In today’s rather obvious news, police say that hands-free texting while driving is still a risky proposition.

In all honesty, it’s not at all unreasonable to say that anything that takes our attention off the task at hand, in this case driving an automobile, is probably a pretty bad idea. With DVD players and all sorts of other distractions making their way inside our vehicles, it’s safe to say that we live in a day and age in which driving is perhaps the last thing on our minds when we get behind the wheel.

Oh sure, we like to rationalize. We like to tell each other that we can “multi-task” or handle the distractions and that we always have. Nobody ever admits to being a bad driver, after all, and nobody ever admits to not being able to handle distractions. We learn this sort of behaviour early on when we’re testing our limits. “Of course I can eat all of that pizza,” we shout to our “clueless” parent before we’re stuffed. “Of course I’ll remember to take the garbage out!” “Of course I did my homework!”

Certainly we can handle the distractions behind the wheel, too. We can shuffle through radio stations, put on our make-up, eat a sandwich, shave, talk to our friends, yell at the kids in the back-seat, talk to ourselves, brush our teeth, eat another sandwich, and so on when we’re driving. It’s no problem. Of course we can.

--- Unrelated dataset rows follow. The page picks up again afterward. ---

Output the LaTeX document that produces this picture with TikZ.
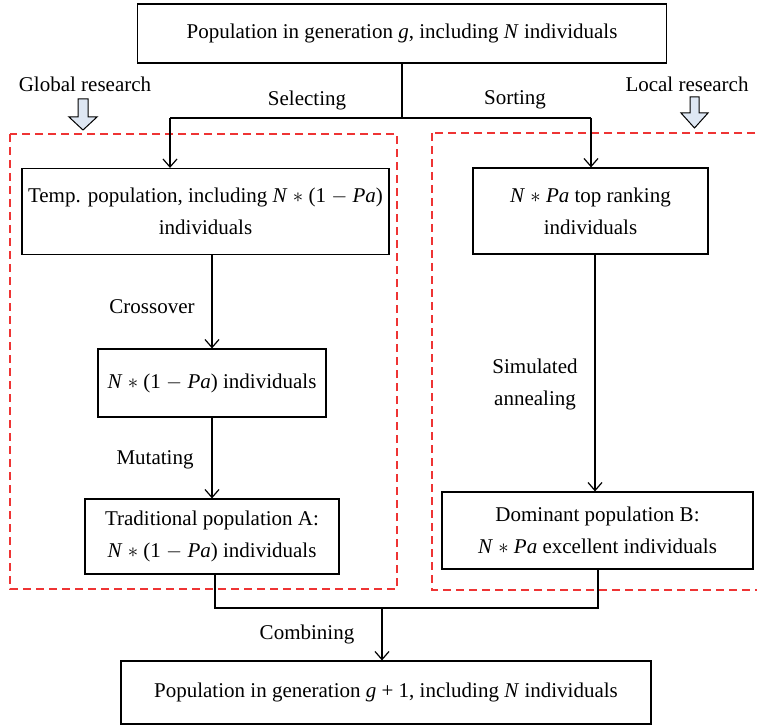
\documentclass[tikz,border=0pt]{standalone}
\usepackage{fontspec}
\setmainfont{Liberation Serif}
\usetikzlibrary{arrows.meta}
\definecolor{regred}{RGB}{238,52,52}
\definecolor{hollowfill}{RGB}{222,231,243}
\begin{document}
\begin{tikzpicture}[x=1pt,y=-1pt,
  box/.style={draw, line width=1.2pt, align=center, inner sep=0pt, font=\fontsize{21}{32}\selectfont},
  lbl/.style={font=\fontsize{21}{32}\selectfont, inner sep=0pt, align=center},
  conn/.style={line width=1.2pt},
  arr/.style={conn, -{Straight Barb[length=8pt,width=14pt,line width=1.2pt]}},
  region/.style={draw=regred, line width=1.5pt, dash pattern=on 8pt off 5pt},
  hollow/.style={draw, line width=1pt, fill=hollowfill, line join=miter}
]
\useasboundingbox (0,0) rectangle (757,727);

% dashed regions
\draw[region] (10,134) rectangle (397,589);
\begin{scope}
  \clip (0,0) rectangle (757,727);
  \draw[region] (432,133) rectangle (780,590);
\end{scope}

% boxes
\node[box, minimum width=529pt, minimum height=59pt] (top) at (402,33.5)
  {Population in generation \textit{g}, including \textit{N} individuals};
\node[box, minimum width=367pt, minimum height=86pt] (temp) at (205.5,211.5)
  {Temp. population, including \textit{N} $\ast$ (1 $-$ \textit{Pa})\\individuals};
\node[box, minimum width=228pt, minimum height=68pt] (mid) at (212,383)
  {\textit{N} $\ast$ (1 $-$ \textit{Pa}) individuals};
\node[box, minimum width=254pt, minimum height=75pt] (trad) at (212,536.5)
  {Traditional population A:\\\textit{N} $\ast$ (1 $-$ \textit{Pa}) individuals};
\node[box, minimum width=235pt, minimum height=86pt] (npa) at (590.5,211)
  {\textit{N} $\ast$ \textit{Pa} top ranking\\individuals};
\node[box, minimum width=311pt, minimum height=77pt] (dom) at (597.5,530.5)
  {Dominant population B:\\\textit{N} $\ast$ \textit{Pa} excellent individuals};
\node[box, minimum width=530pt, minimum height=63pt] (bot) at (386,692.5)
  {Population in generation \textit{g} + 1, including \textit{N} individuals};

% connectors
\coordinate (split) at (402,118);
\coordinate (sl) at (170,118);
\coordinate (sr) at (591,118);
\draw[conn] (top.south) -- (split);
\draw[conn] (sl) -- (sr);
\draw[arr] (sl) -- (sl |- temp.north);
\draw[arr] (sr) -- (sr |- npa.north);
\draw[arr] (mid.north |- temp.south) -- (mid.north);
\draw[arr] (mid.south) -- (trad.north);
\coordinate (rx) at (595,0);
\draw[arr] (rx |- npa.south) -- (rx |- dom.north);
\coordinate (jl) at (215,608);
\coordinate (jr) at (598,608);
\coordinate (jm) at (382,608);
\draw[conn] (jl |- trad.south) -- (jl) -- (jr) -- (jr |- dom.south);
\draw[arr] (jm) -- (jm |- bot.north);

% labels
\node[lbl] (selecting) at (307,100) {Selecting};
\node[lbl] (sorting) at (515,100) {Sorting};
\node[lbl] (crossover) at (152,307) {Crossover};
\node[lbl] (mutating) at (155,460) {Mutating};
\node[lbl] (sa) at (535,384) {Simulated\\annealing};
\node[lbl] (combining) at (307,634) {Combining};
\node[lbl] (global) at (85,84) {Global research};
\node[lbl] (local) at (687,84) {Local research};

% hollow arrows
\draw[hollow] (78,99) -- (88,99) -- (88,117) -- (97,117) -- (83,130) -- (69,117) -- (78,117) -- cycle;
\draw[hollow] (690,97) -- (699,97) -- (699,113) -- (708,113) -- (694.5,128) -- (681,113) -- (690,113) -- cycle;
\end{tikzpicture}
\end{document}
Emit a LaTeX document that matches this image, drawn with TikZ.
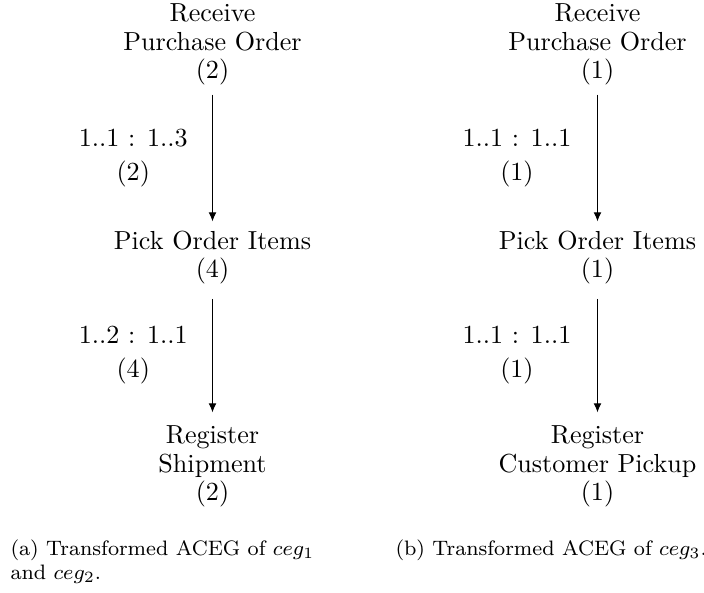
\documentclass[tikz,border=0pt]{standalone}
\usetikzlibrary{arrows.meta}
\begin{document}
\begin{tikzpicture}[x=0.38314pt, y=-0.38314pt,
  task/.style={align=center, font=\fontsize{10}{11}\selectfont},
  card/.style={align=center, font=\fontsize{10}{13}\selectfont},
  flow/.style={-{Latex[length=3.5pt,width=3pt]}, line width=0.4pt},
  captext/.style={align=left, font=\footnotesize, inner sep=0pt, anchor=north west}]
\useasboundingbox (0,0) rectangle (704,593);
% left graph
\node[task] (a1) at (212.5,44.5) {Receive\\Purchase Order\\(2)};
\node[task] (a2) at (212.5,257.5) {Pick Order Items\\(4)};
\node[task] (a3) at (212.5,466.5) {Register\\Shipment\\(2)};
\draw[flow] (a1) -- node[card, left=6pt] (la1) {1..1 : 1..3\\(2)} (a2);
\draw[flow, shorten <=2pt, shorten >=1.5pt] (a2) -- node[card, left=6pt] (la2) {1..2 : 1..1\\(4)} (a3);
% right graph
\node[task] (b1) at (597.5,44.5) {Receive\\Purchase Order\\(1)};
\node[task] (b2) at (597.5,257.5) {Pick Order Items\\(1)};
\node[task] (b3) at (597.5,466.5) {Register\\Customer Pickup\\(1)};
\draw[flow] (b1) -- node[card, left=6.5pt] (lb1) {1..1 : 1..1\\(1)} (b2);
\draw[flow, shorten <=2pt, shorten >=1.5pt] (b2) -- node[card, left=6.5pt] (lb2) {1..1 : 1..1\\(1)} (b3);
% captions
\node[captext] (ca) at (10,539) {(a) Transformed ACEG of $ceg_1$\\and $ceg_2$.};
\node[captext] (cb) at (395,539) {(b) Transformed ACEG of $ceg_3$.};
\end{tikzpicture}
\end{document}
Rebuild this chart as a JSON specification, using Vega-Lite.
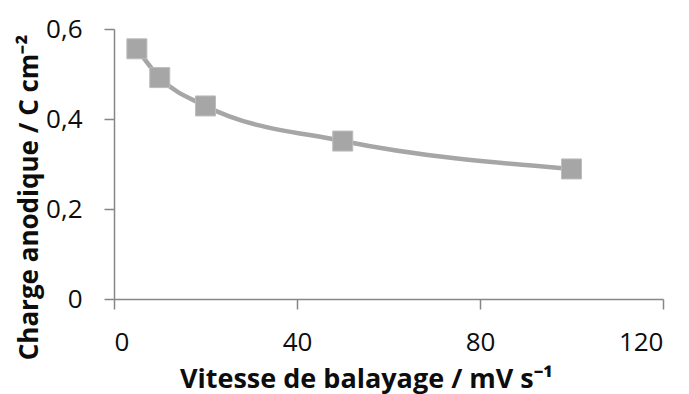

Legislation that chased cell phones out of vehicles is a mere red herring to the larger issue of our tendency to distract ourselves while doing seemingly menial but incredibly vital things.

“It’s about attention/distraction, not about hands,” Yoko Ishigami, a Dalhousie University psychologist, told the CBC in a 2010 interview. “It’s kind of misleading that people ban only hand-held phones. It gives the wrong impression that it’s okay to talk on the phone, which is not good at all.”

This concept is reinforced by the notion that most areas impacted by a cell phone ban have experienced little to no changes in their levels of accidents. A 2010 study by the Highway Loss Data Institute in the United States found that the 20 jurisdictions that banned texting while driving saw no drop in accident claims.

There will be some, inevitably, that will suggest that these distractions are not all that bad. There are some who suggest vehemently that they can get behind the wheel after a few drinks and drive home without incident. It’s our nature. We like to push our limitations, whether it’s texting while driving or stuffing our faces with pizza. We have something to prove, after all. Of course we do.